Re: [dm-devel] Kernel bug triggered in multipath

On Fri, Mar 14 2014 at  7:15am -0400,
Christoph Hellwig <hch infradead org> wrote:

> On Fri, Mar 14, 2014 at 12:13:52PM +0100, Hannes Reinecke wrote:
> > Starting multipath on a cciss device will cause a kernel
> > warning to be triggered. Problem is that we're using the
> > ->queuedata field of the request_queue to derefence the
> > scsi device; however, for other (non-SCSI) devices this
> > points to a totally different structure.
> > So we should rather be using accessors here which make
> > sure we're only returning valid SCSI device structures.
> > 
> > Signed-off-by: Hannes Reinecke <hare suse de>
> Looks reasonable to me as a short term fix.  Long ter mwe should stop
> calling into scsi-specific code directly from the DM code.

DM multipath has a role in insuring the desired scsi_dh is attached and
that it holds a reference on the attached scsi_dh.
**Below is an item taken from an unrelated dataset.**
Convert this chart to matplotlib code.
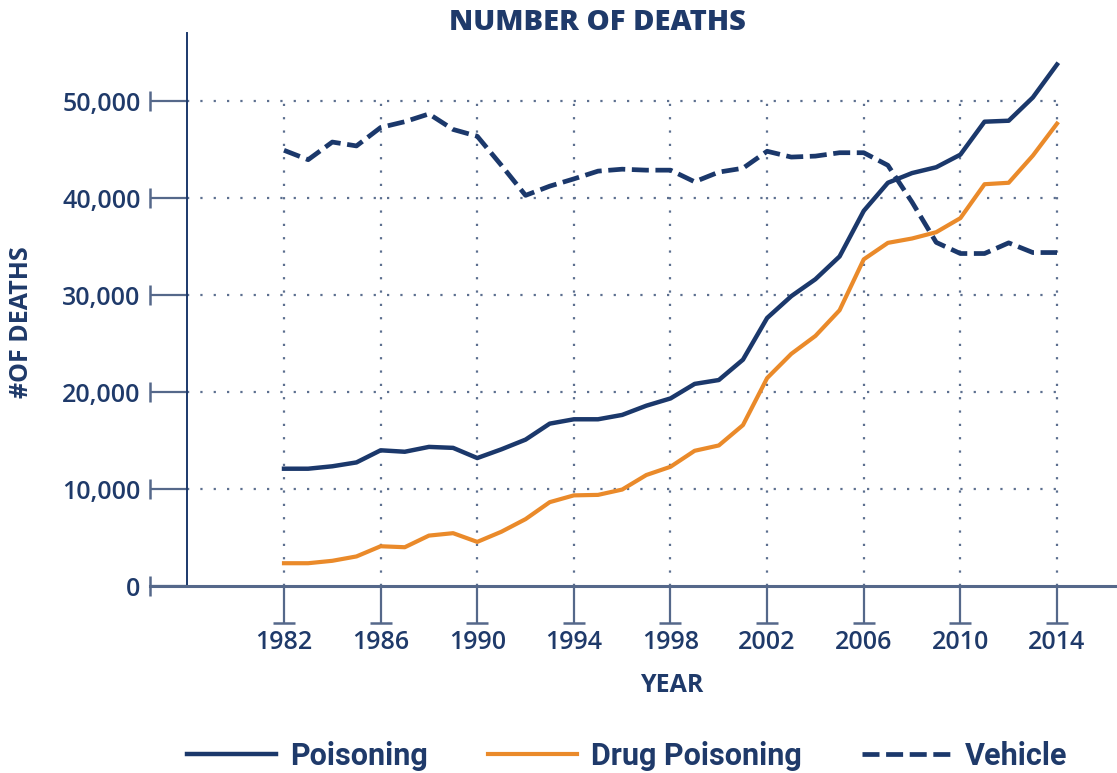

I'm open to ideas of how dm-multipath could avoid having _any_ role here
but it isn't so simple to avoid, dm-multipath does 3 things in this
area (ranging from lightest to heaviest relative to scsi_dh interface use):
1) get reference on scsi_dh that is already attached -- most widely used
   now that the scsi_dh matching code has been improved to get correct
   scsi_dh attached during scsi device scan)
2) no scsi_dh was attached, but one should be -- really shouldn't happen
3) switch from the scsi_dh that was auto-attached by scsi_dh matching to
   some user-specified override -- shouldn't be needed now but a user may
   have a custom scsi_dh they've developed.
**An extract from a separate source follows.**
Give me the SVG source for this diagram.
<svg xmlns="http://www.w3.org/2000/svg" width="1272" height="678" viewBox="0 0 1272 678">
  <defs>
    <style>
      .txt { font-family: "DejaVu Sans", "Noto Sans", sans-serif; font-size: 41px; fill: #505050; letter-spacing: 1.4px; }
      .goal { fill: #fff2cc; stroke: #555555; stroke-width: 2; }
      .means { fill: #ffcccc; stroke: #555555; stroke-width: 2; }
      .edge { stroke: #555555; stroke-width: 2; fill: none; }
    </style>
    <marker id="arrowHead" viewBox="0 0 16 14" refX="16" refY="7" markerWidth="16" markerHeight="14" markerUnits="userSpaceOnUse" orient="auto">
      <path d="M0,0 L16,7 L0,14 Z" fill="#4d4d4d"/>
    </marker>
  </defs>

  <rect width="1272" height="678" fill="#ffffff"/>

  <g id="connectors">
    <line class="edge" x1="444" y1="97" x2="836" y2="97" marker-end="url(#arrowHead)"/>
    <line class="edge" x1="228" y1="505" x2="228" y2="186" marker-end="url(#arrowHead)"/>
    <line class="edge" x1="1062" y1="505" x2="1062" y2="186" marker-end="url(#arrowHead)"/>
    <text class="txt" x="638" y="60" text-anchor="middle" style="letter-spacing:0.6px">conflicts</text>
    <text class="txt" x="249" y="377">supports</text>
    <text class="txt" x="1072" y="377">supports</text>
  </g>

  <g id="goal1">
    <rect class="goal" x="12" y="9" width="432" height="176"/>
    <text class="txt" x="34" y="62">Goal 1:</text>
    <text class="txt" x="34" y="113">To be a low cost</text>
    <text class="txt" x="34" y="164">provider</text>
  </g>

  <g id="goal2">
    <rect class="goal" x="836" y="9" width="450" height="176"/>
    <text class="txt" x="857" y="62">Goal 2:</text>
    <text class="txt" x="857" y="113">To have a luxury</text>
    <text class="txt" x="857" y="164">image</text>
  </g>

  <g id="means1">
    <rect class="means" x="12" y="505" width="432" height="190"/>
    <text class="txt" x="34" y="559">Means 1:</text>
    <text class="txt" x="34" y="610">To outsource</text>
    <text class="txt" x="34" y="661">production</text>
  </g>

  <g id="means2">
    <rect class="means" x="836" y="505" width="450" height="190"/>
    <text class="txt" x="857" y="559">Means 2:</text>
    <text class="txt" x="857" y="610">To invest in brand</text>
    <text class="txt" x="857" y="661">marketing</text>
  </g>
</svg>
I have no problem with this patch, added safety-net and all, but
bottomline: if scsi_dh interfaces were being called against a DM
multipath request_queue that is a bug.  In practice that never happens
in supported configurations.  AFAICT, Hannes just stumbled upon it cause
he was trying to get cciss working with dm-multipath.

Acked-by: Mike Snitzer <snitzer redhat com>